With the furor surrounding their online release of "In Rainbows" distributed for "any price you want," Radiohead have dealt yet another wildcard: this time, in a tight slap across the face of record companies and their money-grabbing ways (it's all a conspiracy, I tell you).
HOOKED presents to you, in any way we want, a review on Radiohead's latest, but not-so-new album - "In Rainbows".
While their first two albums were essentially guitar-driven rock records, they hinted at something far greater, a vision finally realized in Ok Computer with its tastefully rendered hybridization of rock and electronica.
But even the great Radiohead cannot maintain such protean energy: Amnesiac was a poor twin of Kid A, and Hail to the Thief shoddily rehashed everything they've done.
Their contract to EMI fulfilled, to self-release "In Rainbows" seemed to mean to the band so much more than simply a method of distribution. It meant a greater honesty to themselves, a truer and more accurate representation of the band and the culmination of their sound.
The opening track 15 Step, with its glitched, Squarepusher-esque IDM intro and Thom Yorke's unmistakable lilting falsetto, fools the listener into expecting another electronica-derived album to follow.
However, once the 40 second mark hits, and Jonny Greenwood's unexpected languid guitar lines flow over the incessant drum pattern, all bets are off. And these first 40 seconds are all that is left of Kid A/Amnesiac territory. It is a completely fresh direction altogether; Radiohead finally sound like a band of five individuals rather than just Thom Yorke pressing a couple of keys on his computer, while Jonny Greenwood toys with his Moog synthesizer.
Here, a surprising side of Jonny Greenwood instead, emerges.
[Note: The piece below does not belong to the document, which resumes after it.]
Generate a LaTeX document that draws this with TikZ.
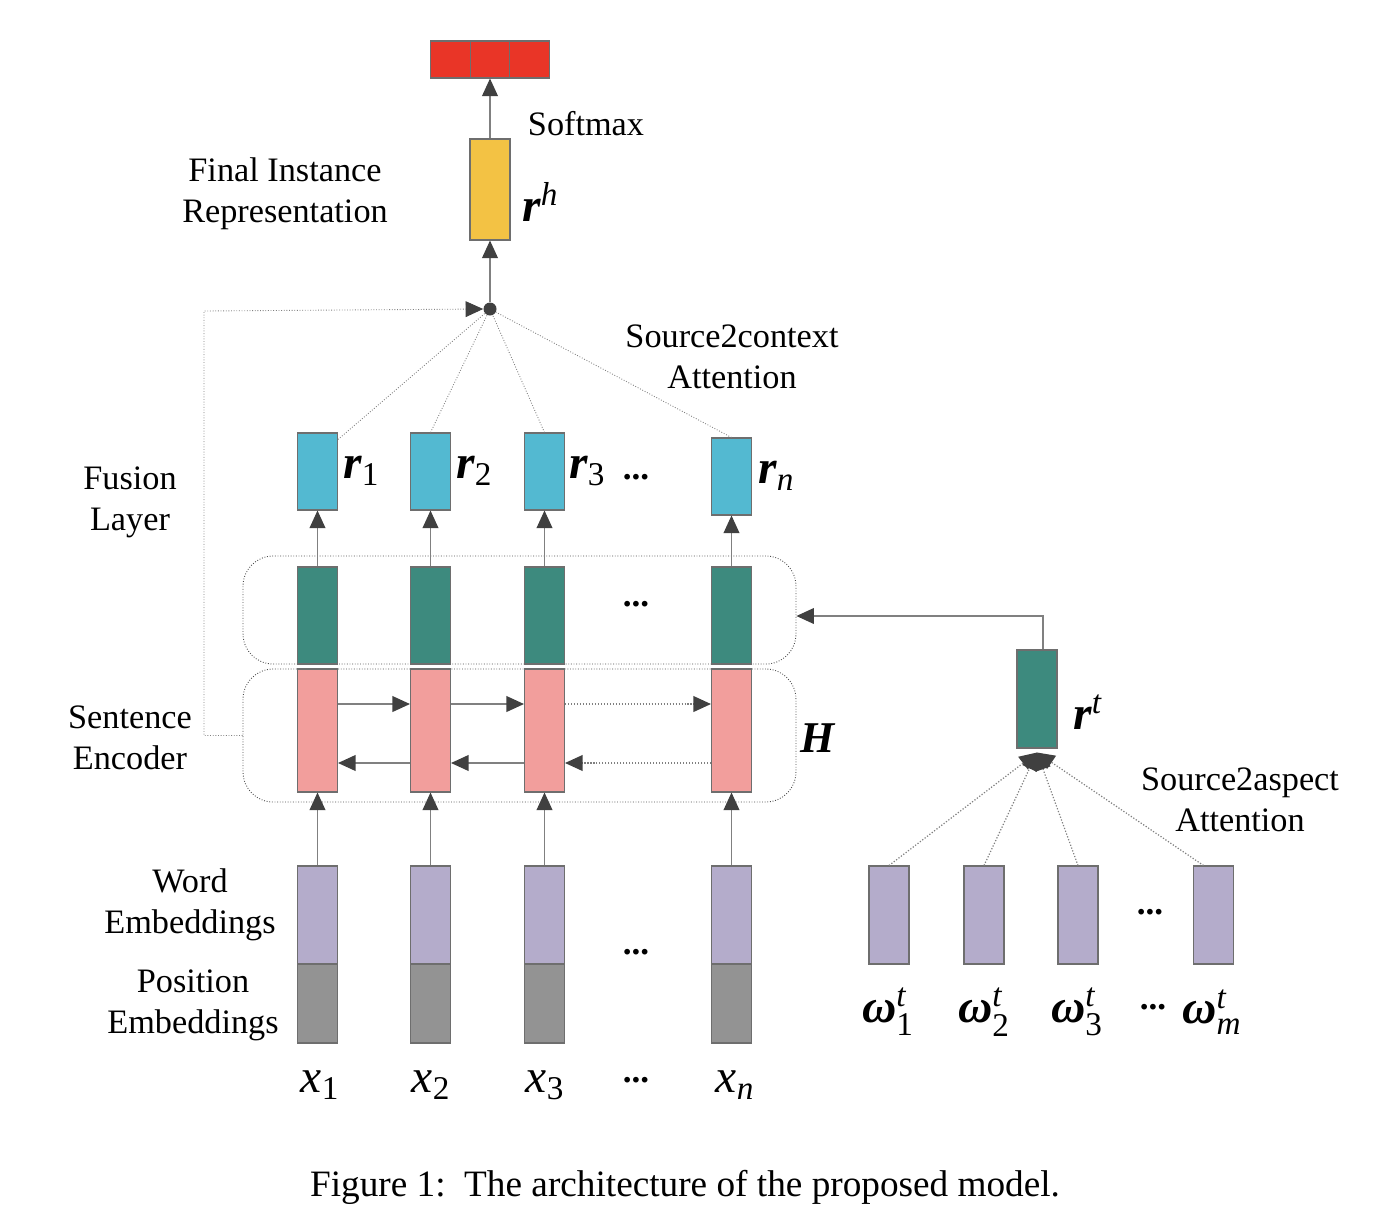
\documentclass[tikz,border=0pt]{standalone}
\usepackage{amsmath}
\usepackage{fontspec}
\setmainfont{Liberation Serif}
\usetikzlibrary{arrows.meta}

\definecolor{outred}{RGB}{233,53,39}
\definecolor{repyellow}{RGB}{243,194,68}
\definecolor{fuseblue}{RGB}{83,185,209}
\definecolor{fuseteal}{RGB}{61,138,126}
\definecolor{encpink}{RGB}{242,158,156}
\definecolor{embpurple}{RGB}{180,172,203}
\definecolor{posgray}{RGB}{147,147,147}
\definecolor{edgegray}{RGB}{110,110,110}
\definecolor{linegray}{RGB}{128,128,128}
\definecolor{tipgray}{RGB}{64,64,64}

\newcommand{\symsub}[2]{$\text{\bfseries\itshape #1}_{\text{#2}}$}
\newcommand{\symsup}[2]{$\text{\bfseries\itshape #1}^{\text{\itshape #2}}$}
\newcommand{\symboth}[3]{$\text{\bfseries\itshape #1}^{\text{\itshape #2}}_{\text{#3}}$}
\newcommand{\symx}[1]{$\text{\itshape x}_{\text{#1}}$}

\tikzset{
  cell/.style={draw=edgegray, line width=0.6pt, minimum width=0.8cm, inner sep=0pt},
  arr/.style={draw=linegray, line width=0.7pt, -{Triangle[length=10pt,width=9pt,color=tipgray]}},
  attn/.style={draw=linegray, line width=0.5pt, densely dotted},
  groupbox/.style={draw=black!70, line width=0.5pt, densely dotted, rounded corners=0.6cm, inner sep=0pt},
  lbl/.style={font=\fontsize{19.5}{23.3}\selectfont, align=center, inner sep=0pt},
  sym/.style={font=\fontsize{27}{30}\selectfont, inner sep=0pt},
  gap/.style={font=\fontsize{20}{20}\selectfont\bfseries, inner sep=0pt}
}

\begin{document}
\begin{tikzpicture}[x=0.02cm, y=-0.02cm]
    \useasboundingbox (0,0) rectangle (1392,1224);

    % grouping boxes
    \node[groupbox, minimum width=11.06cm, minimum height=2.16cm] (fusbox) at (519.5,610) {};
    \node[groupbox, minimum width=11.06cm, minimum height=2.66cm] (encbox) at (519.5,735.5) {};

    % softmax output
    \node[cell, fill=outred, minimum width=0.79cm, minimum height=0.74cm] (out1) at (450.5,59.5) {};
    \node[cell, fill=outred, minimum width=0.79cm, minimum height=0.74cm] (out2) at (490,59.5) {};
    \node[cell, fill=outred, minimum width=0.79cm, minimum height=0.74cm] (out3) at (529.5,59.5) {};

    % final instance representation
    \node[cell, fill=repyellow, minimum height=2.02cm] (rh) at (490,189.5) {};
    \node[circle, fill=tipgray, minimum size=0.26cm, inner sep=0pt] (dot) at (490,309) {};

    % fusion layer outputs
    \node[cell, fill=fuseblue, minimum height=1.54cm] (r1) at (317.5,471.5) {};
    \node[cell, fill=fuseblue, minimum height=1.54cm] (r2) at (430.5,471.5) {};
    \node[cell, fill=fuseblue, minimum height=1.54cm] (r3) at (544.5,471.5) {};
    \node[cell, fill=fuseblue, minimum height=1.54cm] (rn) at (731.5,476.5) {};

    % fusion layer
    \node[cell, fill=fuseteal, minimum height=1.94cm] (f1) at (317.5,615.5) {};
    \node[cell, fill=fuseteal, minimum height=1.94cm] (f2) at (430.5,615.5) {};
    \node[cell, fill=fuseteal, minimum height=1.94cm] (f3) at (544.5,615.5) {};
    \node[cell, fill=fuseteal, minimum height=1.94cm] (fn) at (731.5,615.5) {};

    % sentence encoder
    \node[cell, fill=encpink, minimum height=2.46cm] (h1) at (317.5,730.5) {};
    \node[cell, fill=encpink, minimum height=2.46cm] (h2) at (430.5,730.5) {};
    \node[cell, fill=encpink, minimum height=2.46cm] (h3) at (544.5,730.5) {};
    \node[cell, fill=encpink, minimum height=2.46cm] (hn) at (731.5,730.5) {};

    % word and position embeddings
    \node[cell, fill=embpurple, minimum height=1.96cm] (e1) at (317.5,915) {};
    \node[cell, fill=embpurple, minimum height=1.96cm] (e2) at (430.5,915) {};
    \node[cell, fill=embpurple, minimum height=1.96cm] (e3) at (544.5,915) {};
    \node[cell, fill=embpurple, minimum height=1.96cm] (en) at (731.5,915) {};
    \node[cell, fill=posgray, minimum height=1.58cm] (p1) at (317.5,1003.5) {};
    \node[cell, fill=posgray, minimum height=1.58cm] (p2) at (430.5,1003.5) {};
    \node[cell, fill=posgray, minimum height=1.58cm] (p3) at (544.5,1003.5) {};
    \node[cell, fill=posgray, minimum height=1.58cm] (pn) at (731.5,1003.5) {};

    % aspect side
    \node[cell, fill=fuseteal, minimum height=1.96cm] (rt) at (1037,699) {};
    \node[cell, fill=embpurple, minimum height=1.96cm] (a1) at (889,915) {};
    \node[cell, fill=embpurple, minimum height=1.96cm] (a2) at (984,915) {};
    \node[cell, fill=embpurple, minimum height=1.96cm] (a3) at (1078,915) {};
    \node[cell, fill=embpurple, minimum height=1.96cm] (am) at (1213.5,915) {};

    % connectors
    \draw[arr] (rh.north) -- (out2.south);
    \draw[arr] (dot.north) -- (rh.south);
    \draw[attn] ([yshift=-0.14cm]r1.north east) -- (dot);
    \draw[attn] (r2.north) -- (dot);
    \draw[attn] (r3.north) -- (dot);
    \draw[attn] (rn.north) -- (dot);
    \draw[attn, -{Triangle[length=10pt,width=9pt,color=tipgray]}] (encbox.west) -| (204,311) -- (dot.west);

    \draw[arr] (f1.north) -- (r1.south);
    \draw[arr] (f2.north) -- (r2.south);
    \draw[arr] (f3.north) -- (r3.south);
    \draw[arr] (fn.north) -- (rn.south);

    \draw[arr] ([yshift=0.53cm]h1.east) -- ([yshift=0.53cm]h2.west);
    \draw[arr] ([yshift=0.53cm]h2.east) -- ([yshift=0.53cm]h3.west);
    \draw[arr, densely dotted] ([yshift=0.53cm]h3.east) -- ([yshift=0.53cm]hn.west);
    \draw[arr] ([yshift=-0.65cm]h2.west) -- ([yshift=-0.65cm]h1.east);
    \draw[arr] ([yshift=-0.65cm]h3.west) -- ([yshift=-0.65cm]h2.east);
    \draw[arr, densely dotted] ([yshift=-0.65cm]hn.west) -- ([yshift=-0.65cm]h3.east);

    \draw[arr] (e1.north) -- (h1.south);
    \draw[arr] (e2.north) -- (h2.south);
    \draw[arr] (e3.north) -- (h3.south);
    \draw[arr] (en.north) -- (hn.south);

    \draw[arr] ([xshift=0.12cm]rt.north) |- ([yshift=-0.12cm]fusbox.east);
    \draw[arr, densely dotted] (a1.north) -- ([yshift=-0.08cm]rt.south);
    \draw[arr, densely dotted] (a2.north) -- ([yshift=-0.08cm]rt.south);
    \draw[arr, densely dotted] (a3.north) -- ([yshift=-0.08cm]rt.south);
    \draw[arr, densely dotted] ([xshift=-0.2cm]am.north) -- ([yshift=-0.08cm]rt.south);

    % labels
    \node[lbl] (softmaxlbl) at (586,124) {Softmax};
    \node[lbl] (finallbl) at (285,194) {Final Instance\\Representation};
    \node[lbl] (ctxlbl) at (732,357) {Source2context\\Attention};
    \node[lbl] (fuselbl) at (130,502) {Fusion\\Layer};
    \node[lbl] (enclbl) at (130,738) {Sentence\\Encoder};
    \node[lbl] (wordlbl) at (190,905) {Word\\Embeddings};
    \node[lbl] (poslbl) at (193,1005) {Position\\Embeddings};
    \node[lbl] (asplbl) at (1240,800) {Source2aspect\\Attention};
    \node[lbl, font=\fontsize{21.2}{25}\selectfont] (caption) at (685,1187) {Figure 1:\ \ The architecture of the proposed model.};

    \node[sym, anchor=west] (rhlbl) at (522,202) {\symsup{r}{h}};
    \node[sym, anchor=west] (r1lbl) at (343,471) {\symsub{r}{1}};
    \node[sym, anchor=west] (r2lbl) at (456,471) {\symsub{r}{2}};
    \node[sym, anchor=west] (r3lbl) at (569,471) {\symsub{r}{3}};
    \node[sym, anchor=west] (rnlbl) at (758,476) {\symsub{r}{\itshape n}};
    \node[sym, anchor=west] (rtlbl) at (1073,712) {\symsup{r}{t}};
    \node[sym, font=\fontsize{25}{30}\selectfont\bfseries\itshape] (hlbl) at (818,738) {H};

    \node[sym] (x1lbl) at (320,1085) {\symx{1}};
    \node[sym] (x2lbl) at (431,1085) {\symx{2}};
    \node[sym] (x3lbl) at (545,1085) {\symx{3}};
    \node[sym] (xnlbl) at (735,1085) {\symx{\itshape n}};

    \node[sym] (w1lbl) at (888,1012) {\symboth{ω}{t}{1}};
    \node[sym] (w2lbl) at (984,1012) {\symboth{ω}{t}{2}};
    \node[sym] (w3lbl) at (1077,1012) {\symboth{ω}{t}{3}};
    \node[sym] (wmlbl) at (1212,1012) {\symboth{ω}{t}{\itshape m}};

    % gaps
    \node[gap] (gapr) at (636,477) {...};
    \node[gap] (gapf) at (636,604) {...};
    \node[gap] (gape) at (636,952) {...};
    \node[gap] (gapx) at (636,1080) {...};
    \node[gap] (gapa) at (1150,912) {...};
    \node[gap] (gapw) at (1153,1007) {...};
\end{tikzpicture}
\end{document}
The fluid, almost jazz-like quality of his guitar lines are emphasized in the overall mix: Jigsaw Falling into Pieces clearly exhibits this newfound maturity and reservation while Reckoner, easily the best song on the album, shows how sloppiness, but executed with swagger and aplomb, can work, like a modern, updated homage to Johnny Marr.
Neither is "In Rainbows" a mere shift back to pop sensibilities. While the album certainly affords itself a greater accessibility with its return to organic sounds and instruments, flashes of indeterminate noise and minute blips are littered throughout.
Nude opens with melodic washes of dramatic synths and treated vocals but little swatches of noise still furiously make their presence known. The classic verse-chorus-verse structure is also abandoned here, in favour of a graceful, gradual climactic buildup, an uncommon trait in strict rock/pop music.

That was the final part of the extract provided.